___ DATASET SECTION ___

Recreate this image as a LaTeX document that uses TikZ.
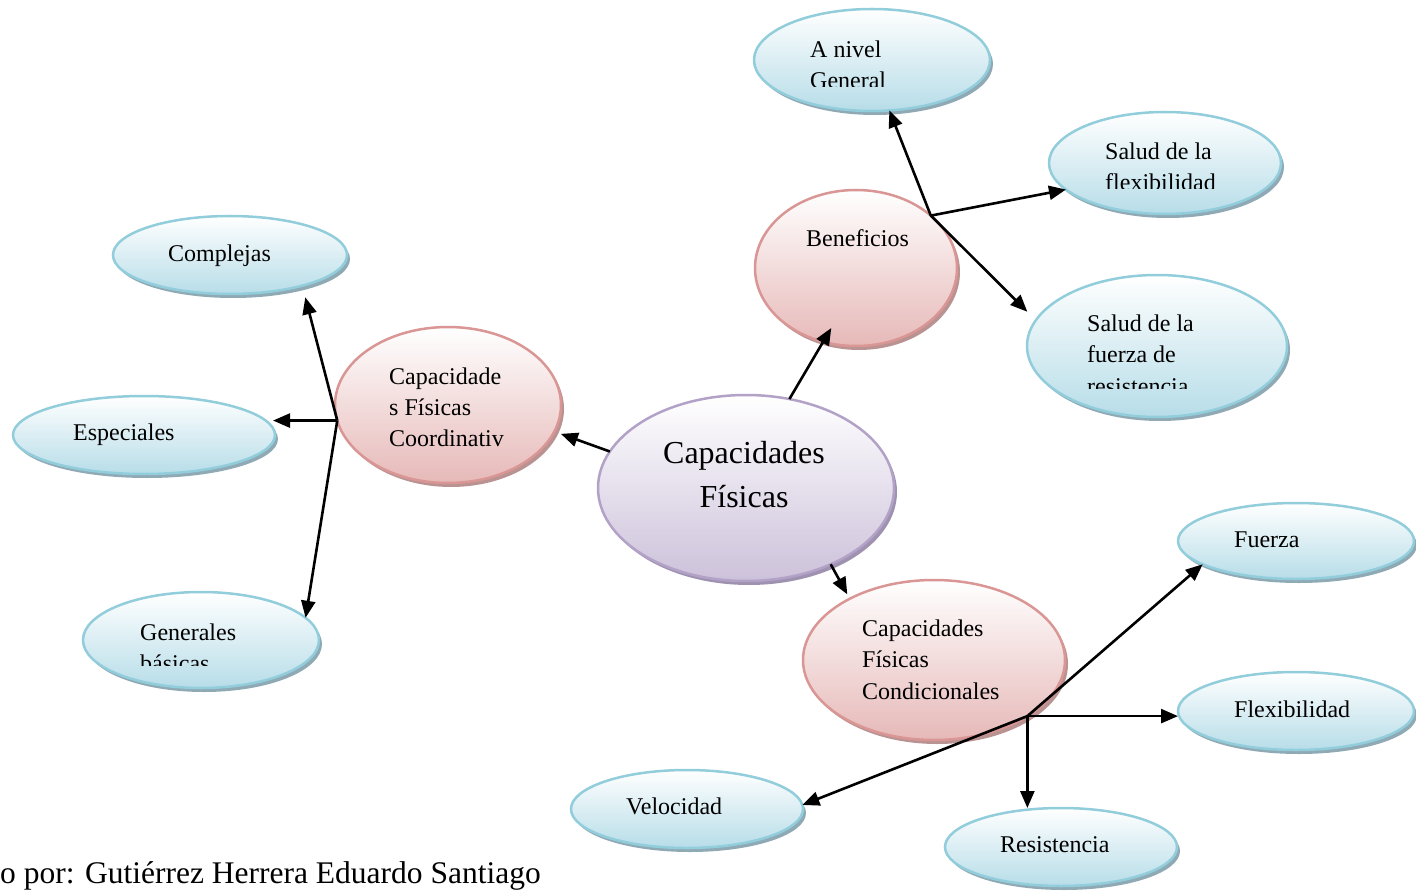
\documentclass[tikz,border=0pt]{standalone}
\usepackage{fontspec}
\setmainfont{Liberation Serif}
\usetikzlibrary{shapes.geometric,arrows.meta,shadows,calc}

\definecolor{blueLine}{HTML}{92CDDC}
\definecolor{blueFill}{HTML}{B7DDE8}
\definecolor{blueShadow}{HTML}{8FAAB5}
\definecolor{pinkLine}{HTML}{D99694}
\definecolor{pinkFill}{HTML}{E6B9B8}
\definecolor{pinkShadow}{HTML}{B99392}
\definecolor{lilacLine}{HTML}{B3A2C7}
\definecolor{lilacFill}{HTML}{CCC1DA}
\definecolor{lilacShadow}{HTML}{9F92B1}

\tikzset{
  bubble/.style={ellipse, inner sep=0pt, outer sep=0pt, line width=2.5pt},
  blueB/.style={bubble, draw=blueLine, top color=white, bottom color=blueFill,
    general shadow={shadow xshift=3pt, shadow yshift=-4pt, fill=blueShadow}},
  pinkB/.style={bubble, draw=pinkLine, top color=white, bottom color=pinkFill,
    general shadow={shadow xshift=3pt, shadow yshift=-4pt, fill=pinkShadow}},
  lilacB/.style={bubble, draw=lilacLine, top color=white, bottom color=lilacFill,
    general shadow={shadow xshift=3pt, shadow yshift=-4pt, fill=lilacShadow}},
  lbl/.style={font=\fontsize{24}{31}\selectfont, anchor=base west, inner sep=0pt},
  big/.style={font=\fontsize{32}{44}\selectfont, anchor=base, inner sep=0pt},
  arr/.style={line width=2.6pt, -{Triangle[length=17pt,width=14pt]}},
}

\begin{document}
\begin{tikzpicture}[x=1pt, y=-1pt]
\useasboundingbox (0,0) rectangle (1416,893);

% bubbles
\node[blueB, minimum width=236pt, minimum height=102pt] (anivel) at (872,60) {};
\node[blueB, minimum width=232pt, minimum height=102pt] (salf) at (1165,163) {};
\node[pinkB, minimum width=202pt, minimum height=156pt] (benef) at (856,268) {};
\node[blueB, minimum width=260pt, minimum height=142pt] (saluf) at (1157,346) {};
\node[blueB, minimum width=234pt, minimum height=78pt] (compl) at (230,255) {};
\node[blueB, minimum width=262pt, minimum height=78pt] (espec) at (144,435) {};
\node[pinkB, minimum width=226pt, minimum height=156pt] (coord) at (448,405) {};
\node[lilacB, minimum width=296pt, minimum height=186pt] (central) at (746,488) {};
\node[blueB, minimum width=236pt, minimum height=96pt] (gener) at (201,640) {};
\node[pinkB, minimum width=262pt, minimum height=160pt] (cond) at (934,660) {};
\node[blueB, minimum width=236pt, minimum height=76pt] (fuerza) at (1296,541) {};
\node[blueB, minimum width=236pt, minimum height=78pt] (flex) at (1296,711) {};
\node[blueB, minimum width=232pt, minimum height=78pt] (veloc) at (687,809) {};
\node[blueB, minimum width=232pt, minimum height=78pt] (resist) at (1061,847) {};

% branching points
\coordinate (jb) at (benef.35);
\coordinate (jc) at (coord.188);
\coordinate (jd) at (cond.-31);

% connectors from the central bubble
\draw[arr, shorten >=-16pt] (central.64) -- (benef.-114);
\draw[arr, shorten >=7pt] (central.165) -- (coord.-14);
\draw[arr, shorten >=5pt] (central.-42) -- (cond.144);

% Beneficios branch
\draw[arr] (jb) -- (anivel.-71);
\draw[arr] (jb) -- (salf.195);
\draw[arr, shorten >=12pt] (jb) -- (saluf.168);

% Coordinativas branch
\draw[arr, shorten >=12pt] (jc) -- (compl.-23);
\draw[arr, shorten >=-2pt] (jc) -- (jc -| espec.east);
\draw[arr] (jc) -- (gener.12);

% Condicionales branch
\draw[arr] (jd) -- (fuerza.194);
\draw[arr] (jd) -- (jd -| flex.west);
\draw[arr] (jd) -- (jd |- resist.north);
\draw[arr] (jd) -- (veloc.2);

% labels
\node[lbl] (anivel-a) at (810,58) {A nivel};
\begin{scope}
  \clip (800,0) rectangle (990,87);
  \node[lbl] (anivel-b) at (810,89) {General};
\end{scope}
\node[lbl] (salf-a) at (1105,160) {Salud de la};
\begin{scope}
  \clip (1095,150) rectangle (1280,189);
  \node[lbl] (salf-b) at (1105,191) {flexibilidad};
\end{scope}
\node[lbl] (benef-a) at (806,247) {Beneficios};
\node[lbl] (saluf-a) at (1087,331) {Salud de la};
\node[lbl] (saluf-b) at (1087,362.7) {fuerza de};
\begin{scope}
  \clip (1080,340) rectangle (1280,388);
  \node[lbl] (saluf-c) at (1087,394) {resistencia};
\end{scope}
\node[lbl] (compl-a) at (168,262) {Complejas};
\node[lbl] (espec-a) at (73,440) {Especiales};
\node[lbl] (coord-a) at (389,384) {Capacidade};
\node[lbl] (coord-b) at (389,415) {s Físicas};
\node[lbl] (coord-c) at (389,446.5) {Coordinativ};
\node[big] (central-a) at (744,463) {Capacidades};
\node[big] (central-b) at (744,507) {Físicas};
\node[lbl] (gener-a) at (140,640) {Generales};
\begin{scope}
  \clip (130,620) rectangle (320,665);
  \node[lbl] (gener-b) at (140,671) {básicas};
\end{scope}
\node[lbl] (cond-a) at (862,636) {Capacidades};
\node[lbl] (cond-b) at (862,667) {Físicas};
\node[lbl] (cond-c) at (862,699) {Condicionales};
\node[lbl] (fuerza-a) at (1234,547) {Fuerza};
\node[lbl] (flex-a) at (1234,717) {Flexibilidad};
\node[lbl] (veloc-a) at (626,814) {Velocidad};
\node[lbl] (resist-a) at (1000,852) {Resistencia};

% credit line
\node[font=\fontsize{31.5}{38}\selectfont, anchor=base west, inner sep=0pt] (credit) at (0,883)
  {o por: Gutiérrez Herrera Eduardo Santiago};
\end{tikzpicture}
\end{document}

___

§ PROBLEM TO SOLVE:
Restate only the lines running from the start of the material above through the line containing "(0,0) rectangle (1416,893);", ends included. No pictures.

§ EXPECTED ANSWER:
Recreate this image as a LaTeX document that uses TikZ.
\documentclass[tikz,border=0pt]{standalone}
\usepackage{fontspec}
\setmainfont{Liberation Serif}
\usetikzlibrary{shapes.geometric,arrows.meta,shadows,calc}

\definecolor{blueLine}{HTML}{92CDDC}
\definecolor{blueFill}{HTML}{B7DDE8}
\definecolor{blueShadow}{HTML}{8FAAB5}
\definecolor{pinkLine}{HTML}{D99694}
\definecolor{pinkFill}{HTML}{E6B9B8}
\definecolor{pinkShadow}{HTML}{B99392}
\definecolor{lilacLine}{HTML}{B3A2C7}
\definecolor{lilacFill}{HTML}{CCC1DA}
\definecolor{lilacShadow}{HTML}{9F92B1}

\tikzset{
  bubble/.style={ellipse, inner sep=0pt, outer sep=0pt, line width=2.5pt},
  blueB/.style={bubble, draw=blueLine, top color=white, bottom color=blueFill,
    general shadow={shadow xshift=3pt, shadow yshift=-4pt, fill=blueShadow}},
  pinkB/.style={bubble, draw=pinkLine, top color=white, bottom color=pinkFill,
    general shadow={shadow xshift=3pt, shadow yshift=-4pt, fill=pinkShadow}},
  lilacB/.style={bubble, draw=lilacLine, top color=white, bottom color=lilacFill,
    general shadow={shadow xshift=3pt, shadow yshift=-4pt, fill=lilacShadow}},
  lbl/.style={font=\fontsize{24}{31}\selectfont, anchor=base west, inner sep=0pt},
  big/.style={font=\fontsize{32}{44}\selectfont, anchor=base, inner sep=0pt},
  arr/.style={line width=2.6pt, -{Triangle[length=17pt,width=14pt]}},
}

\begin{document}
\begin{tikzpicture}[x=1pt, y=-1pt]
\useasboundingbox (0,0) rectangle (1416,893);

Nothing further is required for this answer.